When sprouting... I have noticed the frozen seeds germinate faster than the seeds those that have not. But sometimes, even the frozen seeds take a while. I would say 3-14 days depending on seed.

When the peppers become larger, do the same soil equation with large containers as you did with the starters. Peppers that do not drain properly will either become fungal or die and I have quite a bit of success with this method keeping them alive.

When it is warm enough, by Alaskan standards, put them in your now warm greenhouse or if you do not have a greenhouse you can do this. Visqueen is a great insulator. Grab a roll or if someone has a good section ask if you can have a 5 foot by 5 foot section. Find the sunniest location around your house.

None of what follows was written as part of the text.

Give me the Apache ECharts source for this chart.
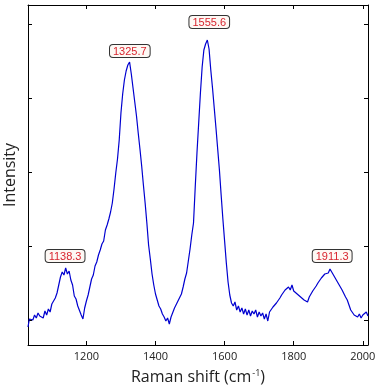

Do not plant your peppers there.. I would recommend you still keep them in their containers. Put a piece of 1 inch wide by 2 or 3 foot long wood onto your house via staples or small nails and do not go above 2 feet or so on the house. Make sure you know where the wire to your electric are as well as your water pipes. You don't want to have to call a repair man. After putting up your wood, grab your visqueen plastic and role whatever side a couple time so you can make the plastic stronger. Staple the rolled middle of your visqueen to your wood, hoping that you have at least a foot extra on both sides. Put peppers in there during the day and some of the night as they will need to cool down as well. This works well for most Alaskans and can be used for smaller variety tomatoes. Make sure to water after they are cooled off. If it becomes cold and rainy out, you will need to bring them inside.


These are some ideas for those who want to try, start and get going on the planting already.  I usually start my other seeds around Iditorod, which is about 4 weeks from now. 

Does anyone else grow peoppers up here?  What varieties?  Organic or otherwise?